(Figure scripts)
>> START
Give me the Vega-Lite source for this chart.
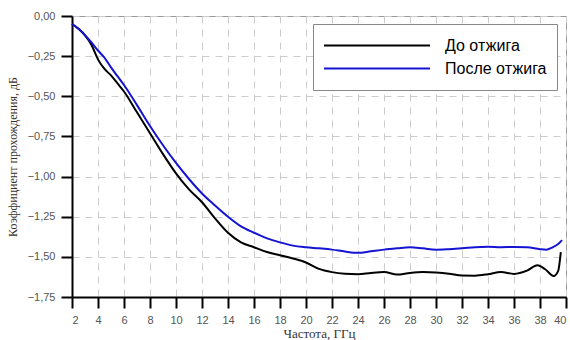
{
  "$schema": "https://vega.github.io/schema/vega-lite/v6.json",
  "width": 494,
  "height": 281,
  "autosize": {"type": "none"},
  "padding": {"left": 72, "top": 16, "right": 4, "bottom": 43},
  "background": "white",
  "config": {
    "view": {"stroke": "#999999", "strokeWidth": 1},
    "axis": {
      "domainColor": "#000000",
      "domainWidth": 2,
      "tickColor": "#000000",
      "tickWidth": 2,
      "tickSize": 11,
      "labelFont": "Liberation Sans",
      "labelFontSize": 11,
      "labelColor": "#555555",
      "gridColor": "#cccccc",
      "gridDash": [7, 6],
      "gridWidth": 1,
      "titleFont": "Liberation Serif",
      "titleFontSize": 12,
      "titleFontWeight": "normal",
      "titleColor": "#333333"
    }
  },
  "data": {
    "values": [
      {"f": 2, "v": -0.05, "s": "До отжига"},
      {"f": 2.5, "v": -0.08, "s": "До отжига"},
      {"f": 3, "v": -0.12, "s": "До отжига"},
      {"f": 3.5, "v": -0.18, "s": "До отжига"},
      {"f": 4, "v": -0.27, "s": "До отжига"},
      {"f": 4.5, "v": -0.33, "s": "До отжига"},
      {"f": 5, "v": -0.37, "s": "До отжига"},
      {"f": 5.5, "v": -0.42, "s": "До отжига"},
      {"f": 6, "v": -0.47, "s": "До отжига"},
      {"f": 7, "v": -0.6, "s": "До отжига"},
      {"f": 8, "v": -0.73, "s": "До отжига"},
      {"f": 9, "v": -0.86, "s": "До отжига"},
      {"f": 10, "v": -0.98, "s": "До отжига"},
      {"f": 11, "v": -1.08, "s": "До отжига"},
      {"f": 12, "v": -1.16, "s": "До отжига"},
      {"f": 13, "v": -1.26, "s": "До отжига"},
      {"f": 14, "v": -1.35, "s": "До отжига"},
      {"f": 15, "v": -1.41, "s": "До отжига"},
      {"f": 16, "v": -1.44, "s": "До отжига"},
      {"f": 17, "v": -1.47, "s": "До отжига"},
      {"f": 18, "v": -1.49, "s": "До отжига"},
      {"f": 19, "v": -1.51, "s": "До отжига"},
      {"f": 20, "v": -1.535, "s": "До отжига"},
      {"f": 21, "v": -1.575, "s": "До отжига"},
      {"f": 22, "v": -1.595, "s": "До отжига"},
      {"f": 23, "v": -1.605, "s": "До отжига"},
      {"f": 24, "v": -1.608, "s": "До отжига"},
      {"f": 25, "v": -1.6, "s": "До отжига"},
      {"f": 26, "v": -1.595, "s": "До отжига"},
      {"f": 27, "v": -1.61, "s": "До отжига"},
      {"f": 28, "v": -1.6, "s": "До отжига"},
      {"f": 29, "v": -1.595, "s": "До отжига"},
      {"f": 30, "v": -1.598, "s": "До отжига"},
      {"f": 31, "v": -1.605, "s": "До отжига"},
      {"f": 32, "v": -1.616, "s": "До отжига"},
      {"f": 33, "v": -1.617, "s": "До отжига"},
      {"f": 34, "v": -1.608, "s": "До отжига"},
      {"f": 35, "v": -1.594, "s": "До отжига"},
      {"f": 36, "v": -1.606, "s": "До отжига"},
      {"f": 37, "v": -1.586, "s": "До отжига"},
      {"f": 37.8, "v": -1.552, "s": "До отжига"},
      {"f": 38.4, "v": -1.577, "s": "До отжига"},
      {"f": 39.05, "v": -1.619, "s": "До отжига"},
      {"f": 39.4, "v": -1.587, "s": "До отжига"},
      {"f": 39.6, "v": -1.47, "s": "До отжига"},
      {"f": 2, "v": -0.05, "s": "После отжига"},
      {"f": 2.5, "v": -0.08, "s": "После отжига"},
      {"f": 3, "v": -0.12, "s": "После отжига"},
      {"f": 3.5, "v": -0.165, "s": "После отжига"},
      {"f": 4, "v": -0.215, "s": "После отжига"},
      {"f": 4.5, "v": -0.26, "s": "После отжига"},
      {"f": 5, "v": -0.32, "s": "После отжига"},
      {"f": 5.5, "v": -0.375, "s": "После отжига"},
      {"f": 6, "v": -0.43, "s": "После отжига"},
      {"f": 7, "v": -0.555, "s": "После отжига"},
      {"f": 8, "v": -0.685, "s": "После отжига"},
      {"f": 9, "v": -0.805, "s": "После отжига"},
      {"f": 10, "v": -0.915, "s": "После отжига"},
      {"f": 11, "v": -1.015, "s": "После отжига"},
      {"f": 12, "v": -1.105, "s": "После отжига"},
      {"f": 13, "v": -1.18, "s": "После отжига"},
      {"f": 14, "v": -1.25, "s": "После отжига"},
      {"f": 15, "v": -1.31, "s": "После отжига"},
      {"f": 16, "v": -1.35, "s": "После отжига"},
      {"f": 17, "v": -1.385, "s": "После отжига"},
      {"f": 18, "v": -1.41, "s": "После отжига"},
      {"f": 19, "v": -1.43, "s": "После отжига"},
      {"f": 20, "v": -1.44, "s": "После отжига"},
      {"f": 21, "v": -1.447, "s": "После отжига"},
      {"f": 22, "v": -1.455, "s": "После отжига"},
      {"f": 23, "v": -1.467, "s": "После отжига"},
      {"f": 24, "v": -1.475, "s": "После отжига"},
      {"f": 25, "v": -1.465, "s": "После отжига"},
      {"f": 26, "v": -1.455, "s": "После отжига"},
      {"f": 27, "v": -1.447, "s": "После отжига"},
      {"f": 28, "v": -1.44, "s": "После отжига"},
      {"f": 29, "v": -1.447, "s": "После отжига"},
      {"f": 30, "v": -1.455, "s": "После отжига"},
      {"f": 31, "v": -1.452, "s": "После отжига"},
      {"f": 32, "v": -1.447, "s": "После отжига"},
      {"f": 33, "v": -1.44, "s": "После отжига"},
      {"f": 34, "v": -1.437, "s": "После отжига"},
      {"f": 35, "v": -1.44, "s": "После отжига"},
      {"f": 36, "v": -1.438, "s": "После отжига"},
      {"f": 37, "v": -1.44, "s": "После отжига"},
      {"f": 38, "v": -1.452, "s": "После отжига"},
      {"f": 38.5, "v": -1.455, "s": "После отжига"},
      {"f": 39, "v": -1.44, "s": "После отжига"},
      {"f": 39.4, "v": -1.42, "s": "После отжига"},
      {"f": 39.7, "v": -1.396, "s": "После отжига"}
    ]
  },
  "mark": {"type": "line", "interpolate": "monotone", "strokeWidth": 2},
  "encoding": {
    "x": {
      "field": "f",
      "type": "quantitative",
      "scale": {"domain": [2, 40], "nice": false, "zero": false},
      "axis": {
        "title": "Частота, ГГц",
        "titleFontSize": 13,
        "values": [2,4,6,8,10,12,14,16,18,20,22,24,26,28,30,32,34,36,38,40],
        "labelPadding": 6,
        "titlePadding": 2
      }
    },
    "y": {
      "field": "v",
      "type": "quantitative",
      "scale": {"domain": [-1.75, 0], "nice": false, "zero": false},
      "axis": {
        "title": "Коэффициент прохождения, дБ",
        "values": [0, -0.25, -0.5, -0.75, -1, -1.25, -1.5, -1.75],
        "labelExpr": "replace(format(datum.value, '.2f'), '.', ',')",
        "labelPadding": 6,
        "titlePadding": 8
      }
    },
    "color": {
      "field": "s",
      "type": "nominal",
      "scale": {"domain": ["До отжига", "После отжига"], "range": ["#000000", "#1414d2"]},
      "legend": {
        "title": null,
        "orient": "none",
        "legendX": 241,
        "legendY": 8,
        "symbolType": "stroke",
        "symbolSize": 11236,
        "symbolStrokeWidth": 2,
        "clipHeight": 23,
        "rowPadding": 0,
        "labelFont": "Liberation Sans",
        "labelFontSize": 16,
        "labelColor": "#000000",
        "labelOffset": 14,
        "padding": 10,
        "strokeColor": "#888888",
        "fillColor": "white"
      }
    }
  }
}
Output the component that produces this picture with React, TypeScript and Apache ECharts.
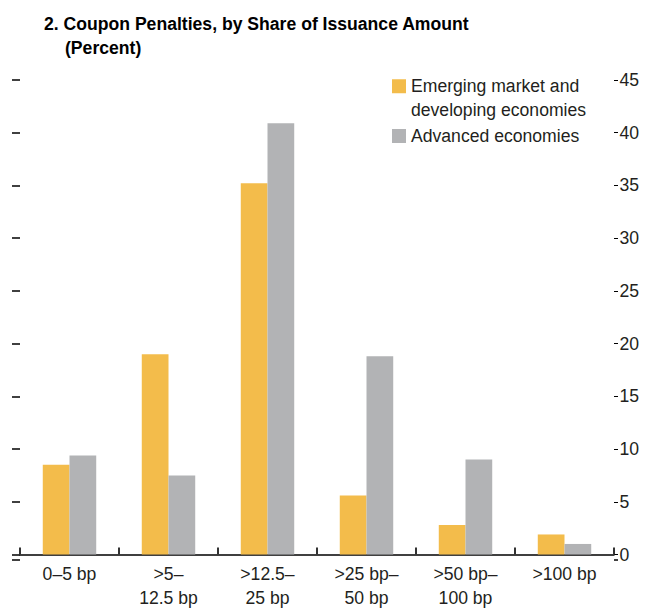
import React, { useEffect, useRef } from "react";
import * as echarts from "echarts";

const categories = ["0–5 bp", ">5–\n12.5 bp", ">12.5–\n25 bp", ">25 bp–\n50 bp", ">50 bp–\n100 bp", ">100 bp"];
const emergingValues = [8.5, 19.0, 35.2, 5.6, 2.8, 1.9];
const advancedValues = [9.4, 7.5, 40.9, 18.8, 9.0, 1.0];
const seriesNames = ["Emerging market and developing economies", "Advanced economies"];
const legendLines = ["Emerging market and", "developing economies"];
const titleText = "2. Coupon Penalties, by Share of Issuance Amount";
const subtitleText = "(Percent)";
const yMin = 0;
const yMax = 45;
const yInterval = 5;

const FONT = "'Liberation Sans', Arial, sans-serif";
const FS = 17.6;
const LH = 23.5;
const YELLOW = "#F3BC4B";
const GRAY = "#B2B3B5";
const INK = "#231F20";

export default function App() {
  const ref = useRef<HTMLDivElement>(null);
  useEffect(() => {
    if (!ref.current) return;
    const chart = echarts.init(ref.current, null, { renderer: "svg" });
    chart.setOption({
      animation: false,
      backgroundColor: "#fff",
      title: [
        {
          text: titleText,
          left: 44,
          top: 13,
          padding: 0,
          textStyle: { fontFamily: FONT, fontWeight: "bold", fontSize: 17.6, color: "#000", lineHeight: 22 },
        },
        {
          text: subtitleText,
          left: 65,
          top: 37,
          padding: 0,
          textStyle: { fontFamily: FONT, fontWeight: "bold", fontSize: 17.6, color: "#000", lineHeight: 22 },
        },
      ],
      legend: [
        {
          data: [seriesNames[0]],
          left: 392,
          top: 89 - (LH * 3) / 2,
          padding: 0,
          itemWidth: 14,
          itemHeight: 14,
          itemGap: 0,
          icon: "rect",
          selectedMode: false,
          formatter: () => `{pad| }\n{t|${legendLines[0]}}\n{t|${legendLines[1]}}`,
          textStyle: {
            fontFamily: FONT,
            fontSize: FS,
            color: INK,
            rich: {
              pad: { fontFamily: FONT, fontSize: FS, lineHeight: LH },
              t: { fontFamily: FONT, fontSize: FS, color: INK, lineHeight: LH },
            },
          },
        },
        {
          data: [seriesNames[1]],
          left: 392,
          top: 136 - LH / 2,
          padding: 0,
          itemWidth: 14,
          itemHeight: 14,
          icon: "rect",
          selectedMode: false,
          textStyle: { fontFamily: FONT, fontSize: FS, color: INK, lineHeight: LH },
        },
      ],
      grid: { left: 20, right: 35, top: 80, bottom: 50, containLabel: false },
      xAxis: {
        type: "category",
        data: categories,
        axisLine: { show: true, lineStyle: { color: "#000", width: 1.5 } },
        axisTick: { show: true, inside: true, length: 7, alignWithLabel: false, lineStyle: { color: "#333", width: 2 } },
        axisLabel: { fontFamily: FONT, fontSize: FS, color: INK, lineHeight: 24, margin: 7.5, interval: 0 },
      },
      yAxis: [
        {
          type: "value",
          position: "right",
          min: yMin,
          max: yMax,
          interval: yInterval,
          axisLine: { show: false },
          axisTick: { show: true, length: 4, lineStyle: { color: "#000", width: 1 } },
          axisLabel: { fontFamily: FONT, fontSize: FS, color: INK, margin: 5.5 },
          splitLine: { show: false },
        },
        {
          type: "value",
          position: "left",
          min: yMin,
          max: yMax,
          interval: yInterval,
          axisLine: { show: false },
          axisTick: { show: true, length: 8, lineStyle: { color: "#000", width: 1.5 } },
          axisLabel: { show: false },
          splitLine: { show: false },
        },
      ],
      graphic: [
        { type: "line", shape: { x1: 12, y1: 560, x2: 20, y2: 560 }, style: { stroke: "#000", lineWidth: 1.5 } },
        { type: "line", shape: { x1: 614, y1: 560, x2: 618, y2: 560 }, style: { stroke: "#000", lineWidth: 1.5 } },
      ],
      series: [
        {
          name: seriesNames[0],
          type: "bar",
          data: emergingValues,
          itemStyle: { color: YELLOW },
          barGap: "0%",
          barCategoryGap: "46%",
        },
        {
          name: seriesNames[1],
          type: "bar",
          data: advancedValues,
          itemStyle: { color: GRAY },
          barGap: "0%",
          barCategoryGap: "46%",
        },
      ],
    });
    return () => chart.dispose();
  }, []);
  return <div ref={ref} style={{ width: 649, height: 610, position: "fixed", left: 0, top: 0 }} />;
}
>> END
*Required task*: List every line in the records above that contains the word "this".

*Answer*:
Give me the Vega-Lite source for this chart.
Output the component that produces this picture with React, TypeScript and Apache ECharts.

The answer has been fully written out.